A new study from Harvard University in Boston suggests that men who have a high intake of red meat are much more likely to have bowel problems, pain and nausea than their peers who stick mainly with chicken or fish.
Researchers examined more than two decades of data on more than 46,000 men and found frequent red meat eaters were 58 per cent more likely to be diagnosed with diverticulitis, a common bowel condition that occurs when small pockets or bulges lining the intestines become inflamed.
Previous studies have shown that a high fiber diet is associated with a lower risk of diverticulitis, however, the role of other dietary factors in influencing risk of diverticulitis was not well studied.
New cases of diverticulitis are on the rise, and the exact causes are unknown, although the condition has been linked to smoking, obesity and the use of certain nonprescription painkillers known as non-steroidal anti-inflammatory drugs (NSAIDs).
While diverticulitis can often be treated with a liquid or low-fiber diet, severe cases may require hospitalization and surgery to fix complications like perforations in the gut wall.
About the study
Researchers examined data collected on men who were aged 40 to 75 when they
joined the study between 1986 and 2012. Every four years men were asked how often, on average, they ate red meat, poultry and fish over the preceding year.

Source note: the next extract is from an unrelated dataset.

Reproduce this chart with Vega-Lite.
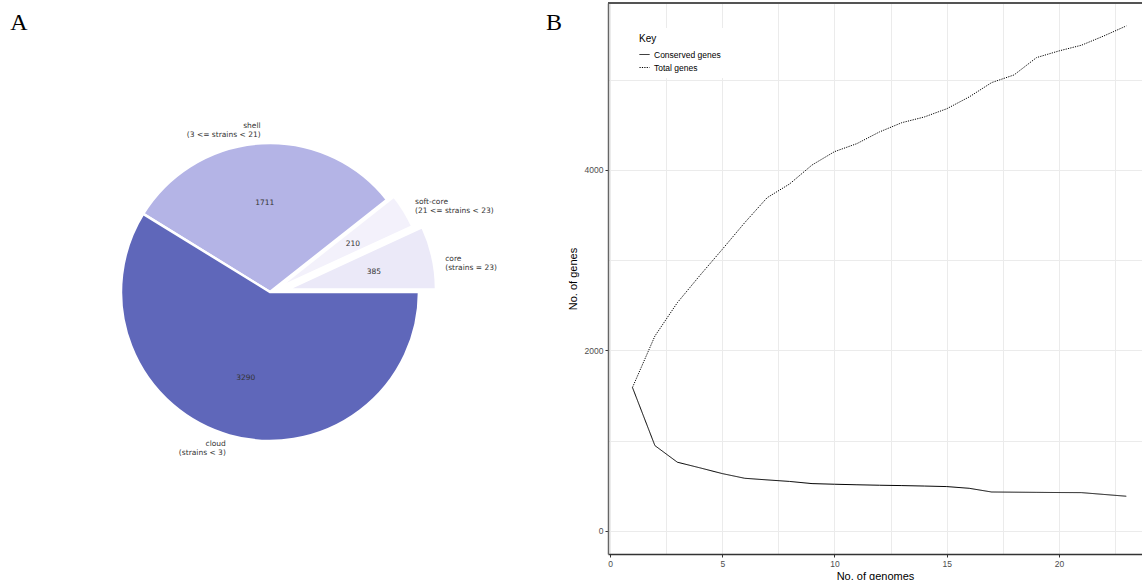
{
  "$schema": "https://vega.github.io/schema/vega-lite/v6.json",
  "padding": {"left": 10, "top": 2, "right": 0, "bottom": 0},
  "background": "white",
  "config": {
    "view": {"stroke": null},
    "concat": {"spacing": 37},
    "axis": {
      "labelFont": "Liberation Sans",
      "labelFontSize": 8.5,
      "labelColor": "#4d4d4d",
      "titleFont": "Liberation Sans",
      "titleFontSize": 11,
      "titleFontWeight": "normal",
      "titleColor": "#000000",
      "tickColor": "#333333",
      "tickSize": 3,
      "gridColor": "#ebebeb",
      "gridWidth": 1
    }
  },
  "resolve": {"legend": {"strokeDash": "independent", "color": "independent"}, "scale": {"color": "independent", "strokeDash": "independent"}},
  "datasets": {
    "pie": [
      {"group": "core", "label": "core\n(strains = 23)", "genes": 385, "order": 1},
      {"group": "soft-core", "label": "soft-core\n(21 <= strains < 23)", "genes": 210, "order": 2},
      {"group": "shell", "label": "shell\n(3 <= strains < 21)", "genes": 1711, "order": 3},
      {"group": "cloud", "label": "cloud\n(strains < 3)", "genes": 3290, "order": 4}
    ],
    "curve": [
      {"genomes": 1, "series": "Conserved genes", "genes": 1590},
      {"genomes": 2, "series": "Conserved genes", "genes": 946},
      {"genomes": 3, "series": "Conserved genes", "genes": 762},
      {"genomes": 4, "series": "Conserved genes", "genes": 700},
      {"genomes": 5, "series": "Conserved genes", "genes": 636},
      {"genomes": 6, "series": "Conserved genes", "genes": 584},
      {"genomes": 7, "series": "Conserved genes", "genes": 566},
      {"genomes": 8, "series": "Conserved genes", "genes": 549},
      {"genomes": 9, "series": "Conserved genes", "genes": 525},
      {"genomes": 10, "series": "Conserved genes", "genes": 518},
      {"genomes": 11, "series": "Conserved genes", "genes": 512},
      {"genomes": 12, "series": "Conserved genes", "genes": 507},
      {"genomes": 13, "series": "Conserved genes", "genes": 503},
      {"genomes": 14, "series": "Conserved genes", "genes": 498},
      {"genomes": 15, "series": "Conserved genes", "genes": 492},
      {"genomes": 16, "series": "Conserved genes", "genes": 473},
      {"genomes": 17, "series": "Conserved genes", "genes": 432},
      {"genomes": 18, "series": "Conserved genes", "genes": 430},
      {"genomes": 19, "series": "Conserved genes", "genes": 428},
      {"genomes": 20, "series": "Conserved genes", "genes": 426},
      {"genomes": 21, "series": "Conserved genes", "genes": 425},
      {"genomes": 22, "series": "Conserved genes", "genes": 405},
      {"genomes": 23, "series": "Conserved genes", "genes": 385},
      {"genomes": 1, "series": "Total genes", "genes": 1590},
      {"genomes": 2, "series": "Total genes", "genes": 2160},
      {"genomes": 3, "series": "Total genes", "genes": 2530},
      {"genomes": 4, "series": "Total genes", "genes": 2830},
      {"genomes": 5, "series": "Total genes", "genes": 3120},
      {"genomes": 6, "series": "Total genes", "genes": 3416},
      {"genomes": 7, "series": "Total genes", "genes": 3693},
      {"genomes": 8, "series": "Total genes", "genes": 3845},
      {"genomes": 9, "series": "Total genes", "genes": 4055},
      {"genomes": 10, "series": "Total genes", "genes": 4203},
      {"genomes": 11, "series": "Total genes", "genes": 4292},
      {"genomes": 12, "series": "Total genes", "genes": 4421},
      {"genomes": 13, "series": "Total genes", "genes": 4524},
      {"genomes": 14, "series": "Total genes", "genes": 4587},
      {"genomes": 15, "series": "Total genes", "genes": 4678},
      {"genomes": 16, "series": "Total genes", "genes": 4809},
      {"genomes": 17, "series": "Total genes", "genes": 4968},
      {"genomes": 18, "series": "Total genes", "genes": 5053},
      {"genomes": 19, "series": "Total genes", "genes": 5245},
      {"genomes": 20, "series": "Total genes", "genes": 5319},
      {"genomes": 21, "series": "Total genes", "genes": 5382},
      {"genomes": 22, "series": "Total genes", "genes": 5485},
      {"genomes": 23, "series": "Total genes", "genes": 5596}
    ]
  },
  "hconcat": [
    {
      "width": 478,
      "height": 578,
      "title": {"text": "A", "orient": "left", "angle": 0, "anchor": "end", "font": "Liberation Serif", "fontSize": 24, "fontWeight": "normal", "color": "#000000", "offset": -14, "baseline": "top", "dy": 8},
      "data": {"name": "pie"},
      "transform": [
        {"stack": "genes", "groupby": [], "sort": [{"field": "order", "order": "ascending"}], "as": ["t0", "t1"], "offset": "normalize"},
        {"calculate": "(datum.t0 + datum.t1) / 2", "as": "tm"}
      ],
      "encoding": {
        "color": {"field": "group", "type": "nominal", "legend": null,
          "scale": {"domain": ["cloud", "shell", "soft-core", "core"], "range": ["#5f67ba", "#b4b4e6", "#f3f1fb", "#ebe9f8"]}}
      },
      "layer": [
        {
          "transform": [{"filter": "datum.group == 'shell' || datum.group == 'cloud'"}],
          "mark": {"type": "arc", "radius": 149, "stroke": "white", "strokeWidth": 2.5},
          "encoding": {
            "theta": {"field": "t0", "type": "quantitative", "scale": {"domain": [0, 1], "range": [1.5707963, -4.712389]}},
            "theta2": {"field": "t1"}
          }
        },
        {
          "transform": [{"filter": "datum.group == 'core'"}],
          "mark": {"type": "arc", "radius": 149, "stroke": "white", "strokeWidth": 2.5, "xOffset": 17, "yOffset": -2.5},
          "encoding": {
            "theta": {"field": "t0", "type": "quantitative"},
            "theta2": {"field": "t1"}
          }
        },
        {
          "transform": [{"filter": "datum.group == 'soft-core'"}],
          "mark": {"type": "arc", "radius": 149, "stroke": "white", "strokeWidth": 2.5, "xOffset": 7, "yOffset": -3.3},
          "encoding": {
            "theta": {"field": "t0", "type": "quantitative"},
            "theta2": {"field": "t1"}
          }
        },
        {
          "transform": [{"filter": "datum.group == 'shell' || datum.group == 'cloud'"}],
          "mark": {"type": "text", "radius": 89, "font": "DejaVu Sans", "fontSize": 7.5},
          "encoding": {
            "theta": {"field": "tm", "type": "quantitative"},
            "text": {"field": "genes"},
            "color": {"value": "#333333"}
          }
        },
        {
          "transform": [{"filter": "datum.group == 'core'"}],
          "mark": {"type": "text", "radius": 89, "font": "DejaVu Sans", "fontSize": 7.5, "xOffset": 17, "yOffset": -2.5, "dy": 2},
          "encoding": {
            "theta": {"field": "tm", "type": "quantitative"},
            "text": {"field": "genes"},
            "color": {"value": "#333333"}
          }
        },
        {
          "transform": [{"filter": "datum.group == 'soft-core'"}],
          "mark": {"type": "text", "radius": 89, "font": "DejaVu Sans", "fontSize": 7.5, "xOffset": 7, "yOffset": -3.3, "dy": 2},
          "encoding": {
            "theta": {"field": "tm", "type": "quantitative"},
            "text": {"field": "genes"},
            "color": {"value": "#333333"}
          }
        },
        {
          "transform": [{"filter": "datum.group == 'shell' || datum.group == 'cloud'"}],
          "mark": {"type": "text", "radius": 162, "align": "right", "baseline": "middle", "lineBreak": "\n", "lineHeight": 9, "font": "DejaVu Sans", "fontSize": 7.5, "dy": -4},
          "encoding": {
            "theta": {"field": "tm", "type": "quantitative"},
            "text": {"field": "label"},
            "color": {"value": "#333333"}
          }
        },
        {
          "transform": [{"filter": "datum.group == 'core'"}],
          "mark": {"type": "text", "radius": 162, "align": "left", "baseline": "middle", "lineBreak": "\n", "lineHeight": 9, "font": "DejaVu Sans", "fontSize": 7.5, "xOffset": 17, "yOffset": -2.5, "dy": 4},
          "encoding": {
            "theta": {"field": "tm", "type": "quantitative"},
            "text": {"field": "label"},
            "color": {"value": "#333333"}
          }
        },
        {
          "transform": [{"filter": "datum.group == 'soft-core'"}],
          "mark": {"type": "text", "radius": 162, "align": "left", "baseline": "middle", "lineBreak": "\n", "lineHeight": 9, "font": "DejaVu Sans", "fontSize": 7.5, "xOffset": 7, "yOffset": -3.3, "dy": -2},
          "encoding": {
            "theta": {"field": "tm", "type": "quantitative"},
            "text": {"field": "label"},
            "color": {"value": "#333333"}
          }
        }
      ]
    },
    {
      "width": 534,
      "height": 551,
      "title": {"text": "B", "orient": "left", "angle": 0, "anchor": "end", "font": "Liberation Serif", "fontSize": 24, "fontWeight": "normal", "color": "#000000", "offset": -11, "baseline": "top", "dy": 8},
      "data": {"name": "curve"},
      "layer": [
        {
          "mark": {"type": "line", "color": "#000000", "strokeWidth": 1},
          "encoding": {
            "x": {"field": "genomes", "type": "quantitative", "title": "No. of genomes",
              "scale": {"domain": [-0.09, 23.7], "nice": false, "zero": false},
              "axis": {
                "values": [0, 2.5, 5, 7.5, 10, 12.5, 15, 17.5, 20, 22.5],
                "labelExpr": "datum.value % 5 == 0 ? datum.label : ''",
                "tickOpacity": {"condition": {"test": "datum.value % 5 == 0", "value": 1}, "value": 0},
                "domainColor": "#333333",
                "domainWidth": 1.3,
                "titlePadding": 3,
                "labelPadding": 2
              }},
            "y": {"field": "genes", "type": "quantitative", "title": "No. of genes",
              "scale": {"domain": [-255, 5850], "nice": false, "zero": false},
              "axis": {
                "values": [0, 1000, 2000, 3000, 4000, 5000],
                "format": "d",
                "labelExpr": "datum.value % 2000 == 0 ? datum.label : ''",
                "tickOpacity": {"condition": {"test": "datum.value % 2000 == 0", "value": 1}, "value": 0},
                "domainColor": "#666666",
                "domainWidth": 1.5,
                "titlePadding": 6,
                "labelPadding": 2
              }},
            "strokeDash": {"field": "series", "type": "nominal",
              "scale": {"domain": ["Conserved genes", "Total genes"], "range": [[1, 0], [1.2, 1.2]]},
              "legend": {
                "title": "Key",
                "orient": "top-left",
                "offset": 25,
                "fillColor": "white",
                "padding": 6,
                "symbolType": "stroke",
                "symbolSize": 100,
                "symbolStrokeColor": "#000000",
                "symbolStrokeWidth": 1,
                "labelFont": "Liberation Sans",
                "labelFontSize": 8.5,
                "titleFont": "Liberation Sans",
                "titleFontSize": 10,
                "titleFontWeight": "normal",
                "rowPadding": 3
              }}
          }
        },
        {
          "mark": {"type": "rule", "color": "#555555", "strokeWidth": 1},
          "encoding": {"y": {"datum": 5850}}
        }
      ]
    }
  ]
}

They were given nine options, ranging from ‘never’ or ‘less than once a month,’ to ‘six or more times a day.’
Men who ate the most red meat were also more likely to smoke, more likely to regularly take NSAIDs and less likely to eat high-fibre foods or get intense exercise.
By contrast, men who ate more chicken and fish were less likely to smoke or take NSAIDs and more likely to get vigorous exercise.
Fresh red meat linked to greater risk than processed red meat
After accounting for these other factors that can influence the risk of diverticulitis, red meat was still associated with higher odds of developing the bowel disorder.
Each daily serving of red meat was associated with an 18 percent increased risk.
Unprocessed meats like beef, pork and lamb were associated with a greater risk than processed meats like bacon or sausage.
It’s possible that higher cooking temperatures used to prepare unprocessed meats may influence the composition of bacteria in the gut or inflammatory activity.
Replacing red meat with chicken or fish protective
Swapping one daily serving of red meat for chicken or fish was associated with a 20 percent reduction in the risk of this bowel disorder.
The study is observational so the findings do not prove eating red meat causes diverticulitis.
Other limitations of the study include its reliance on men to accurately recall and report how much meat they ate and the possibility that the results may not apply to women, the authors point out.
Even so, the findings should offer yet another reason to consider cutting back on red meat. Diets high in red and processed meats have been linked with increased risks of inflammatory bowel diseases and colorectal cancer.
Eating a more plant based, higher-fibre diet that includes brans and lentils, whole grains, nuts, vegetables and fruits with appropriate fluids may go a long way in helping reduce the risk of inflammatory bowel diseases and diverticulitis.